# YOUR INSTRUCTIONS
Write out, precisely and in full, each line of the material.

# MATERIAL PROVIDED
......

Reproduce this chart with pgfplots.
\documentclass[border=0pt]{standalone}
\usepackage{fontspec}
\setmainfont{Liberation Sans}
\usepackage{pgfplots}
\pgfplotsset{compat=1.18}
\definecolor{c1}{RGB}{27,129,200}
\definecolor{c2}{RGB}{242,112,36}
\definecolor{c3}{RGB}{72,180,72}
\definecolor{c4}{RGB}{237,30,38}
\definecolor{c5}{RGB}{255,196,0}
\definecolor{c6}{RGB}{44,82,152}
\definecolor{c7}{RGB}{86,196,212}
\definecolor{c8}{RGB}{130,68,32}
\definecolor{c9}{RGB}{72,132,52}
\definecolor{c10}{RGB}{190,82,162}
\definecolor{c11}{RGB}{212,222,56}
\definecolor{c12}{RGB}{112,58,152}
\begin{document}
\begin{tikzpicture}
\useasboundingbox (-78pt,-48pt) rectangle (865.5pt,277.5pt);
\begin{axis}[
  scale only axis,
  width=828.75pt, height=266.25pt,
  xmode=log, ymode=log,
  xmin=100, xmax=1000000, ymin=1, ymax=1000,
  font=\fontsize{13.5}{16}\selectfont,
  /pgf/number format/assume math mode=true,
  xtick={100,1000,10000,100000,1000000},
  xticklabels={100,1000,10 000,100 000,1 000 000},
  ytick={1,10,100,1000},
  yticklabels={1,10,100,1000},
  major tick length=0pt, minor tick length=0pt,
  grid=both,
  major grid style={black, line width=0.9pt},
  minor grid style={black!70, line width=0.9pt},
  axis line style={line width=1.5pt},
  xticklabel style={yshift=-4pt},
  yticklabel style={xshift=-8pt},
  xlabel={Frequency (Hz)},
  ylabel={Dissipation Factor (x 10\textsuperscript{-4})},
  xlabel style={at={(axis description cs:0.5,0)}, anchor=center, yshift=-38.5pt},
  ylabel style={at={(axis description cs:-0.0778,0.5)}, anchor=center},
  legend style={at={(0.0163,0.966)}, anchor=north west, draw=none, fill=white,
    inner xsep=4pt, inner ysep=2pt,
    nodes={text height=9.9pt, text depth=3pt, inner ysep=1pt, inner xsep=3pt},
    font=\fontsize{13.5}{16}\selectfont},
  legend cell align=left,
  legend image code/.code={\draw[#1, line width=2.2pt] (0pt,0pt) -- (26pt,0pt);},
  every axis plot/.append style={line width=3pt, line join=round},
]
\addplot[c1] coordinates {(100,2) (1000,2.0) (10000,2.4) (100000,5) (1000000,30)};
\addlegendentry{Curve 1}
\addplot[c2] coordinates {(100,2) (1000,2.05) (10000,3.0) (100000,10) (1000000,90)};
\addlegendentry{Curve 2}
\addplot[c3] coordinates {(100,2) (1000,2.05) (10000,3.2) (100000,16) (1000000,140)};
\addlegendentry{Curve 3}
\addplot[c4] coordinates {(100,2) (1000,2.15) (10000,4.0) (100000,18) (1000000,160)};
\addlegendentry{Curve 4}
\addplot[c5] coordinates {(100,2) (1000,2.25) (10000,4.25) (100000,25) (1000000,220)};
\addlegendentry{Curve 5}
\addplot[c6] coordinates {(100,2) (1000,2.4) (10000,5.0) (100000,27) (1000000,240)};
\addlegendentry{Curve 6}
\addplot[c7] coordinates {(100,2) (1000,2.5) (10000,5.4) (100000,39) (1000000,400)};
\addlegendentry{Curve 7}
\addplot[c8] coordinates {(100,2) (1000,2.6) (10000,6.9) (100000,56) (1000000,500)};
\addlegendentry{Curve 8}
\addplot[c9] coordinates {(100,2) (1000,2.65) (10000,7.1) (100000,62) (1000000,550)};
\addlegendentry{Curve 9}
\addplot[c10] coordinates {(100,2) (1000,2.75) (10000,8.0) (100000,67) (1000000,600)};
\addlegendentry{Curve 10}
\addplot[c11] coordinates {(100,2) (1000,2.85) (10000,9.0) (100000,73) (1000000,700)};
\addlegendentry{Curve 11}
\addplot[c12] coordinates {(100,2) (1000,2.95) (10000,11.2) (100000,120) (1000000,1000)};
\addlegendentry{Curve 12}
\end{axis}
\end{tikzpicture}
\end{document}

......

# RESULT OF THIS EXERCISE
Reproduce this chart with pgfplots.
\documentclass[border=0pt]{standalone}
\usepackage{fontspec}
\setmainfont{Liberation Sans}
\usepackage{pgfplots}
\pgfplotsset{compat=1.18}
\definecolor{c1}{RGB}{27,129,200}
\definecolor{c2}{RGB}{242,112,36}
\definecolor{c3}{RGB}{72,180,72}
\definecolor{c4}{RGB}{237,30,38}
\definecolor{c5}{RGB}{255,196,0}
\definecolor{c6}{RGB}{44,82,152}
\definecolor{c7}{RGB}{86,196,212}
\definecolor{c8}{RGB}{130,68,32}
\definecolor{c9}{RGB}{72,132,52}
\definecolor{c10}{RGB}{190,82,162}
\definecolor{c11}{RGB}{212,222,56}
\definecolor{c12}{RGB}{112,58,152}
\begin{document}
\begin{tikzpicture}
\useasboundingbox (-78pt,-48pt) rectangle (865.5pt,277.5pt);
\begin{axis}[
  scale only axis,
  width=828.75pt, height=266.25pt,
  xmode=log, ymode=log,
  xmin=100, xmax=1000000, ymin=1, ymax=1000,
  font=\fontsize{13.5}{16}\selectfont,
  /pgf/number format/assume math mode=true,
  xtick={100,1000,10000,100000,1000000},
  xticklabels={100,1000,10 000,100 000,1 000 000},
  ytick={1,10,100,1000},
  yticklabels={1,10,100,1000},
  major tick length=0pt, minor tick length=0pt,
  grid=both,
  major grid style={black, line width=0.9pt},
  minor grid style={black!70, line width=0.9pt},
  axis line style={line width=1.5pt},
  xticklabel style={yshift=-4pt},
  yticklabel style={xshift=-8pt},
  xlabel={Frequency (Hz)},
  ylabel={Dissipation Factor (x 10\textsuperscript{-4})},
  xlabel style={at={(axis description cs:0.5,0)}, anchor=center, yshift=-38.5pt},
  ylabel style={at={(axis description cs:-0.0778,0.5)}, anchor=center},
  legend style={at={(0.0163,0.966)}, anchor=north west, draw=none, fill=white,
    inner xsep=4pt, inner ysep=2pt,
    nodes={text height=9.9pt, text depth=3pt, inner ysep=1pt, inner xsep=3pt},
    font=\fontsize{13.5}{16}\selectfont},
  legend cell align=left,
  legend image code/.code={\draw[#1, line width=2.2pt] (0pt,0pt) -- (26pt,0pt);},
  every axis plot/.append style={line width=3pt, line join=round},
]
\addplot[c1] coordinates {(100,2) (1000,2.0) (10000,2.4) (100000,5) (1000000,30)};
\addlegendentry{Curve 1}
\addplot[c2] coordinates {(100,2) (1000,2.05) (10000,3.0) (100000,10) (1000000,90)};
\addlegendentry{Curve 2}
\addplot[c3] coordinates {(100,2) (1000,2.05) (10000,3.2) (100000,16) (1000000,140)};
\addlegendentry{Curve 3}
\addplot[c4] coordinates {(100,2) (1000,2.15) (10000,4.0) (100000,18) (1000000,160)};
\addlegendentry{Curve 4}
\addplot[c5] coordinates {(100,2) (1000,2.25) (10000,4.25) (100000,25) (1000000,220)};
\addlegendentry{Curve 5}
\addplot[c6] coordinates {(100,2) (1000,2.4) (10000,5.0) (100000,27) (1000000,240)};
\addlegendentry{Curve 6}
\addplot[c7] coordinates {(100,2) (1000,2.5) (10000,5.4) (100000,39) (1000000,400)};
\addlegendentry{Curve 7}
\addplot[c8] coordinates {(100,2) (1000,2.6) (10000,6.9) (100000,56) (1000000,500)};
\addlegendentry{Curve 8}
\addplot[c9] coordinates {(100,2) (1000,2.65) (10000,7.1) (100000,62) (1000000,550)};
\addlegendentry{Curve 9}
\addplot[c10] coordinates {(100,2) (1000,2.75) (10000,8.0) (100000,67) (1000000,600)};
\addlegendentry{Curve 10}
\addplot[c11] coordinates {(100,2) (1000,2.85) (10000,9.0) (100000,73) (1000000,700)};
\addlegendentry{Curve 11}
\addplot[c12] coordinates {(100,2) (1000,2.95) (10000,11.2) (100000,120) (1000000,1000)};
\addlegendentry{Curve 12}
\end{axis}
\end{tikzpicture}
\end{document}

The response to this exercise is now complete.